What is expected
Return the listing below verbatim. Pictures do not belong in the copy.

▽

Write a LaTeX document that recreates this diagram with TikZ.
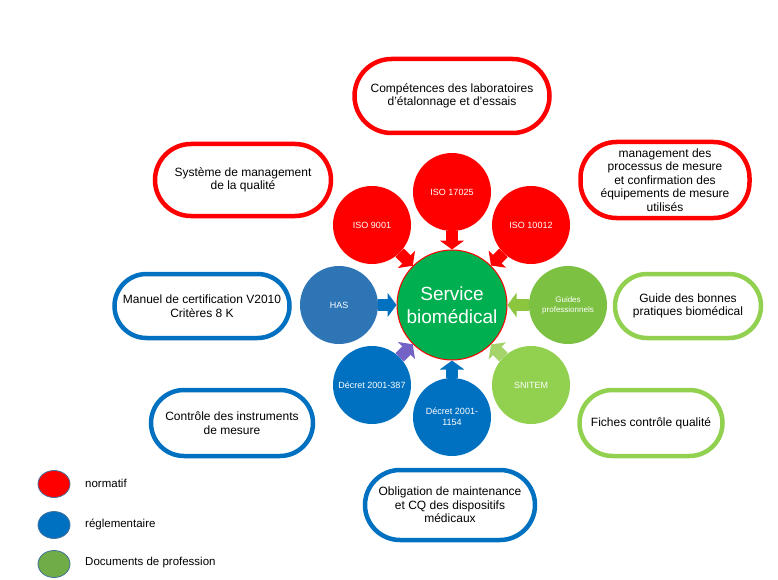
\documentclass[tikz,border=0pt]{standalone}
\usepackage{fontspec}
\setmainfont{Liberation Sans}
\usetikzlibrary{arrows.meta,shapes.geometric}
\definecolor{cred}{HTML}{FF0000}
\definecolor{chas}{HTML}{2E75B6}
\definecolor{cdec}{HTML}{0070C0}
\definecolor{cguide}{HTML}{7DC142}
\definecolor{csnit}{HTML}{92D050}
\definecolor{ccenter}{HTML}{00B050}
\definecolor{cgreenbox}{HTML}{92D050}
\definecolor{clegg}{HTML}{70AD47}
\definecolor{clegb}{HTML}{41719C}
\definecolor{cpurple}{HTML}{7462C6}
\definecolor{cgarrow}{HTML}{8CC63F}
\definecolor{csarrow}{HTML}{A4D46A}
\tikzset{
  tbox/.style={draw=#1, line width=4.5pt, fill=white, rounded corners=34pt, align=center,
     font=\fontsize{12}{13.6}\selectfont, inner sep=0pt},
  small/.style={circle, fill=#1, minimum size=78pt, inner sep=0pt, text=white, align=center,
     font=\fontsize{9}{11}\selectfont},
  barrow/.style={line width=12pt, draw=#1, -{Triangle[width=24pt,length=9pt]}},
  legell/.style={ellipse, draw=clegb, line width=0.8pt, fill=#1, minimum width=32pt, minimum height=27pt, inner sep=0pt},
  legtxt/.style={anchor=west, font=\fontsize{11.5}{13}\selectfont, inner sep=0pt}
}
\begin{document}
\begin{tikzpicture}[x=1pt,y=-1pt]
\useasboundingbox (0,0) rectangle (778,580);
% center
\node[circle, fill=ccenter, draw=cred, line width=1pt, minimum size=110pt, inner sep=0pt, text=white, align=center,
  font=\fontsize{19}{23}\selectfont] (c) at (452,305) {Service\\biomédical};
% small circles
\node[small=cred] (iso17) at (452,192) {ISO 17025};
\node[small=cred] (iso9) at (372,225) {ISO 9001};
\node[small=cred] (iso10) at (531,225) {ISO 10012};
\node[small=chas] (has) at (339,305) {HAS};
\node[small=cguide, font=\fontsize{8}{10}\selectfont] (guides) at (568,305) {Guides\\professionnels};
\node[small=cdec] (d387) at (372,385) {Décret 2001-387};
\node[small=cdec] (d1154) at (452,417) {Décret 2001-\\1154};
\node[small=csnit] (snit) at (531,385) {SNITEM};
% arrows
\draw[barrow=cred] (iso17) -- (c);
\draw[barrow=cred] (iso9) -- (c);
\draw[barrow=cred] (iso10) -- (c);
\draw[barrow=cdec] (has) -- (c);
\draw[barrow=cgarrow] (guides) -- (c);
\draw[barrow=cpurple] (d387) -- (c);
\draw[barrow=cdec] (d1154) -- (c);
\draw[barrow=csarrow] (snit) -- (c);
% text boxes
\node[tbox=cred, minimum width=195pt, minimum height=74pt, rounded corners=37pt] (b1) at (452,96) {Compétences des laboratoires\\d’étalonnage et d’essais};
\node[tbox=cred, minimum width=176pt, minimum height=72pt, rounded corners=36pt] (b2) at (243,180) {Système de management\\de la qualité};
\node[tbox=cred, minimum width=169pt, minimum height=76pt, rounded corners=36pt] (b3) at (665,180) {management des\\processus de mesure\\et confirmation des\\équipements de mesure\\utilisés};
\node[tbox=cdec, minimum width=175pt, minimum height=64pt, rounded corners=32pt] (b4) at (202,306) {Manuel de certification V2010\\Critères 8 K};
\node[tbox=cgreenbox, minimum width=146pt, minimum height=64pt, rounded corners=32pt] (b5) at (688,306) {Guide des bonnes\\pratiques biomédical};
\node[tbox=cdec, minimum width=162pt, minimum height=66pt, rounded corners=33pt] (b6) at (232,423) {Contrôle des instruments\\de mesure};
\node[tbox=cgreenbox, minimum width=143pt, minimum height=66pt, rounded corners=33pt] (b7) at (651,423) {Fiches contrôle qualité};
\node[tbox=cdec, minimum width=170pt, minimum height=70pt, rounded corners=35pt] (b8) at (450,505) {Obligation de maintenance\\et CQ des dispositifs\\médicaux};
% legend
\node[legell=cred] (l1) at (54,484) {};
\node[legell=cdec] (l2) at (54,525) {};
\node[legell=clegg] (l3) at (54,564) {};
\node[legtxt] (t1) at (85,483) {normatif};
\node[legtxt] (t2) at (85,524) {réglementaire};
\node[legtxt] (t3) at (85,563) {Documents de profession};
\end{tikzpicture}
\end{document}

△

Output of the task
Write a LaTeX document that recreates this diagram with TikZ.
\documentclass[tikz,border=0pt]{standalone}
\usepackage{fontspec}
\setmainfont{Liberation Sans}
\usetikzlibrary{arrows.meta,shapes.geometric}
\definecolor{cred}{HTML}{FF0000}
\definecolor{chas}{HTML}{2E75B6}
\definecolor{cdec}{HTML}{0070C0}
\definecolor{cguide}{HTML}{7DC142}
\definecolor{csnit}{HTML}{92D050}
\definecolor{ccenter}{HTML}{00B050}
\definecolor{cgreenbox}{HTML}{92D050}
\definecolor{clegg}{HTML}{70AD47}
\definecolor{clegb}{HTML}{41719C}
\definecolor{cpurple}{HTML}{7462C6}
\definecolor{cgarrow}{HTML}{8CC63F}
\definecolor{csarrow}{HTML}{A4D46A}
\tikzset{
  tbox/.style={draw=#1, line width=4.5pt, fill=white, rounded corners=34pt, align=center,
     font=\fontsize{12}{13.6}\selectfont, inner sep=0pt},
  small/.style={circle, fill=#1, minimum size=78pt, inner sep=0pt, text=white, align=center,
     font=\fontsize{9}{11}\selectfont},
  barrow/.style={line width=12pt, draw=#1, -{Triangle[width=24pt,length=9pt]}},
  legell/.style={ellipse, draw=clegb, line width=0.8pt, fill=#1, minimum width=32pt, minimum height=27pt, inner sep=0pt},
  legtxt/.style={anchor=west, font=\fontsize{11.5}{13}\selectfont, inner sep=0pt}
}
\begin{document}
\begin{tikzpicture}[x=1pt,y=-1pt]
\useasboundingbox (0,0) rectangle (778,580);
% center
\node[circle, fill=ccenter, draw=cred, line width=1pt, minimum size=110pt, inner sep=0pt, text=white, align=center,
  font=\fontsize{19}{23}\selectfont] (c) at (452,305) {Service\\biomédical};
% small circles
\node[small=cred] (iso17) at (452,192) {ISO 17025};
\node[small=cred] (iso9) at (372,225) {ISO 9001};
\node[small=cred] (iso10) at (531,225) {ISO 10012};
\node[small=chas] (has) at (339,305) {HAS};
\node[small=cguide, font=\fontsize{8}{10}\selectfont] (guides) at (568,305) {Guides\\professionnels};
\node[small=cdec] (d387) at (372,385) {Décret 2001-387};
\node[small=cdec] (d1154) at (452,417) {Décret 2001-\\1154};
\node[small=csnit] (snit) at (531,385) {SNITEM};
% arrows
\draw[barrow=cred] (iso17) -- (c);
\draw[barrow=cred] (iso9) -- (c);
\draw[barrow=cred] (iso10) -- (c);
\draw[barrow=cdec] (has) -- (c);
\draw[barrow=cgarrow] (guides) -- (c);
\draw[barrow=cpurple] (d387) -- (c);
\draw[barrow=cdec] (d1154) -- (c);
\draw[barrow=csarrow] (snit) -- (c);
% text boxes
\node[tbox=cred, minimum width=195pt, minimum height=74pt, rounded corners=37pt] (b1) at (452,96) {Compétences des laboratoires\\d’étalonnage et d’essais};
\node[tbox=cred, minimum width=176pt, minimum height=72pt, rounded corners=36pt] (b2) at (243,180) {Système de management\\de la qualité};
\node[tbox=cred, minimum width=169pt, minimum height=76pt, rounded corners=36pt] (b3) at (665,180) {management des\\processus de mesure\\et confirmation des\\équipements de mesure\\utilisés};
\node[tbox=cdec, minimum width=175pt, minimum height=64pt, rounded corners=32pt] (b4) at (202,306) {Manuel de certification V2010\\Critères 8 K};
\node[tbox=cgreenbox, minimum width=146pt, minimum height=64pt, rounded corners=32pt] (b5) at (688,306) {Guide des bonnes\\pratiques biomédical};
\node[tbox=cdec, minimum width=162pt, minimum height=66pt, rounded corners=33pt] (b6) at (232,423) {Contrôle des instruments\\de mesure};
\node[tbox=cgreenbox, minimum width=143pt, minimum height=66pt, rounded corners=33pt] (b7) at (651,423) {Fiches contrôle qualité};
\node[tbox=cdec, minimum width=170pt, minimum height=70pt, rounded corners=35pt] (b8) at (450,505) {Obligation de maintenance\\et CQ des dispositifs\\médicaux};
% legend
\node[legell=cred] (l1) at (54,484) {};
\node[legell=cdec] (l2) at (54,525) {};
\node[legell=clegg] (l3) at (54,564) {};
\node[legtxt] (t1) at (85,483) {normatif};
\node[legtxt] (t2) at (85,524) {réglementaire};
\node[legtxt] (t3) at (85,563) {Documents de profession};
\end{tikzpicture}
\end{document}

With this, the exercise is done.